## start
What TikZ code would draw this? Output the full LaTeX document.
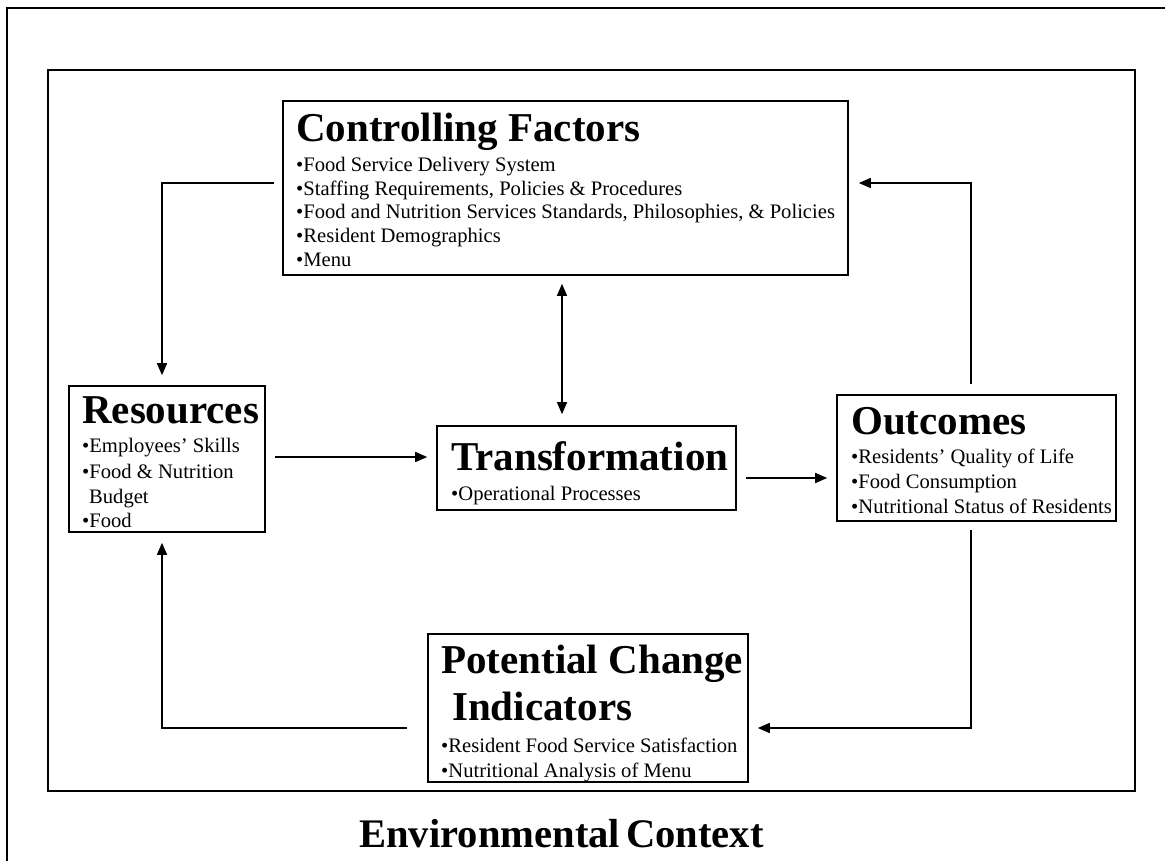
\documentclass[tikz,border=0pt]{standalone}
\usepackage{fontspec}
\setmainfont{Liberation Serif}
\usetikzlibrary{arrows.meta}
\begin{document}
\begin{tikzpicture}[x=1pt,y=-1pt,
  box/.style={draw, line width=1.6pt, inner sep=0pt, rectangle},
  ttl/.style={anchor=base west, inner sep=0pt, font=\fontsize{41}{47}\selectfont\bfseries},
  itm/.style={anchor=base west, inner sep=0pt, font=\fontsize{20.6}{24}\selectfont},
  frame/.style={line width=1.8pt},
  conn/.style={line width=1.5pt},
  arr/.style={conn, -{Triangle[length=12pt,width=10pt]}},
  darr/.style={conn, {Triangle[length=12pt,width=10pt]}-{Triangle[length=12pt,width=10pt]}}]
\useasboundingbox (0,0) rectangle (1165,861);
% frames
\draw[frame] (7,861) -- (7,8) -- (1165,8);
\draw[frame] (48,70) rectangle (1135,791);
% boxes
\node[box, minimum width=565pt, minimum height=174pt] (cf) at (565.5,188) {};
\node[box, minimum width=196pt, minimum height=146pt] (res) at (167,459) {};
\node[box, minimum width=299pt, minimum height=84pt] (tr) at (586.5,468) {};
\node[box, minimum width=279pt, minimum height=126pt] (out) at (976.5,458) {};
\node[box, minimum width=320pt, minimum height=148pt] (pci) at (588,708) {};
% Controlling factors text
\node[ttl] (cft) at (296,142) {Controlling Factors};
\node[itm] (cf1) at (296,172) {•Food Service Delivery System};
\node[itm] (cf2) at (296,195.5) {•Staffing Requirements, Policies \& Procedures};
\node[itm] (cf3) at (296,219) {•Food and Nutrition Services Standards, Philosophies, \& Policies};
\node[itm] (cf4) at (296,243) {•Resident Demographics};
\node[itm] (cf5) at (296,267) {•Menu};
% Resources
\node[ttl] (rest) at (82,423) {Resources};
\node[itm] (res1) at (82,452) {•Employees’ Skills};
\node[itm] (res2) at (82,478) {•Food \& Nutrition};
\node[itm] (res3) at (89,503) {Budget};
\node[itm] (res4) at (82,527) {•Food};
% Transformation
\node[ttl] (trt) at (451,470) {Transformation};
\node[itm] (tr1) at (451,500) {•Operational Processes};
% Outcomes
\node[ttl] (outt) at (851,434) {Outcomes};
\node[itm] (out1) at (851,463) {•Residents’ Quality of Life};
\node[itm] (out2) at (851,488) {•Food Consumption};
\node[itm] (out3) at (851,513) {•Nutritional Status of Residents};
% Potential change indicators
\node[ttl] (pcit1) at (441,673) {Potential Change};
\node[ttl] (pcit2) at (452,720) {Indicators};
\node[itm] (pci1) at (441,752) {•Resident Food Service Satisfaction};
\node[itm] (pci2) at (441,777) {•Nutritional Analysis of Menu};
% Environmental context
\node[ttl, font=\fontsize{40.6}{47}\selectfont\bfseries] (env) at (359,847) {Environmental\hspace{0.15em}Context};
% connectors
\draw[arr] ([xshift=-8pt,yshift=5pt]cf.west) -| ([xshift=-5pt,yshift=10pt]res.north);
\draw[arr] ([xshift=-5.5pt,yshift=10pt]out.north) |- ([xshift=10pt,yshift=5pt]cf.east);
\draw[darr] ([xshift=-3.5pt,yshift=-8pt]cf.south) -- ([xshift=-24.5pt,yshift=11pt]tr.north);
\draw[arr] ([xshift=9pt,yshift=2pt]res.east) -- ([xshift=-9pt,yshift=2pt]tr.west |- res.east);
\draw[arr] ([xshift=9pt,yshift=-10pt]tr.east) -- ([xshift=-9pt,yshift=-10pt]out.west |- tr.east);
\draw[arr] ([xshift=-5.5pt,yshift=-8pt]out.south) |- ([xshift=9pt,yshift=-20pt]pci.east);
\draw[arr] ([xshift=-20pt,yshift=-20pt]pci.west) -| ([xshift=-5pt,yshift=-10pt]res.south);
\end{tikzpicture}
\end{document}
## end
Keep the pictures out of the copy and return the rest of the data above exactly.

• **Output of the task**
What TikZ code would draw this? Output the full LaTeX document.
\documentclass[tikz,border=0pt]{standalone}
\usepackage{fontspec}
\setmainfont{Liberation Serif}
\usetikzlibrary{arrows.meta}
\begin{document}
\begin{tikzpicture}[x=1pt,y=-1pt,
  box/.style={draw, line width=1.6pt, inner sep=0pt, rectangle},
  ttl/.style={anchor=base west, inner sep=0pt, font=\fontsize{41}{47}\selectfont\bfseries},
  itm/.style={anchor=base west, inner sep=0pt, font=\fontsize{20.6}{24}\selectfont},
  frame/.style={line width=1.8pt},
  conn/.style={line width=1.5pt},
  arr/.style={conn, -{Triangle[length=12pt,width=10pt]}},
  darr/.style={conn, {Triangle[length=12pt,width=10pt]}-{Triangle[length=12pt,width=10pt]}}]
\useasboundingbox (0,0) rectangle (1165,861);
% frames
\draw[frame] (7,861) -- (7,8) -- (1165,8);
\draw[frame] (48,70) rectangle (1135,791);
% boxes
\node[box, minimum width=565pt, minimum height=174pt] (cf) at (565.5,188) {};
\node[box, minimum width=196pt, minimum height=146pt] (res) at (167,459) {};
\node[box, minimum width=299pt, minimum height=84pt] (tr) at (586.5,468) {};
\node[box, minimum width=279pt, minimum height=126pt] (out) at (976.5,458) {};
\node[box, minimum width=320pt, minimum height=148pt] (pci) at (588,708) {};
% Controlling factors text
\node[ttl] (cft) at (296,142) {Controlling Factors};
\node[itm] (cf1) at (296,172) {•Food Service Delivery System};
\node[itm] (cf2) at (296,195.5) {•Staffing Requirements, Policies \& Procedures};
\node[itm] (cf3) at (296,219) {•Food and Nutrition Services Standards, Philosophies, \& Policies};
\node[itm] (cf4) at (296,243) {•Resident Demographics};
\node[itm] (cf5) at (296,267) {•Menu};
% Resources
\node[ttl] (rest) at (82,423) {Resources};
\node[itm] (res1) at (82,452) {•Employees’ Skills};
\node[itm] (res2) at (82,478) {•Food \& Nutrition};
\node[itm] (res3) at (89,503) {Budget};
\node[itm] (res4) at (82,527) {•Food};
% Transformation
\node[ttl] (trt) at (451,470) {Transformation};
\node[itm] (tr1) at (451,500) {•Operational Processes};
% Outcomes
\node[ttl] (outt) at (851,434) {Outcomes};
\node[itm] (out1) at (851,463) {•Residents’ Quality of Life};
\node[itm] (out2) at (851,488) {•Food Consumption};
\node[itm] (out3) at (851,513) {•Nutritional Status of Residents};
% Potential change indicators
\node[ttl] (pcit1) at (441,673) {Potential Change};
\node[ttl] (pcit2) at (452,720) {Indicators};
\node[itm] (pci1) at (441,752) {•Resident Food Service Satisfaction};
\node[itm] (pci2) at (441,777) {•Nutritional Analysis of Menu};
% Environmental context
\node[ttl, font=\fontsize{40.6}{47}\selectfont\bfseries] (env) at (359,847) {Environmental\hspace{0.15em}Context};
% connectors
\draw[arr] ([xshift=-8pt,yshift=5pt]cf.west) -| ([xshift=-5pt,yshift=10pt]res.north);
\draw[arr] ([xshift=-5.5pt,yshift=10pt]out.north) |- ([xshift=10pt,yshift=5pt]cf.east);
\draw[darr] ([xshift=-3.5pt,yshift=-8pt]cf.south) -- ([xshift=-24.5pt,yshift=11pt]tr.north);
\draw[arr] ([xshift=9pt,yshift=2pt]res.east) -- ([xshift=-9pt,yshift=2pt]tr.west |- res.east);
\draw[arr] ([xshift=9pt,yshift=-10pt]tr.east) -- ([xshift=-9pt,yshift=-10pt]out.west |- tr.east);
\draw[arr] ([xshift=-5.5pt,yshift=-8pt]out.south) |- ([xshift=9pt,yshift=-20pt]pci.east);
\draw[arr] ([xshift=-20pt,yshift=-20pt]pci.west) -| ([xshift=-5pt,yshift=-10pt]res.south);
\end{tikzpicture}
\end{document}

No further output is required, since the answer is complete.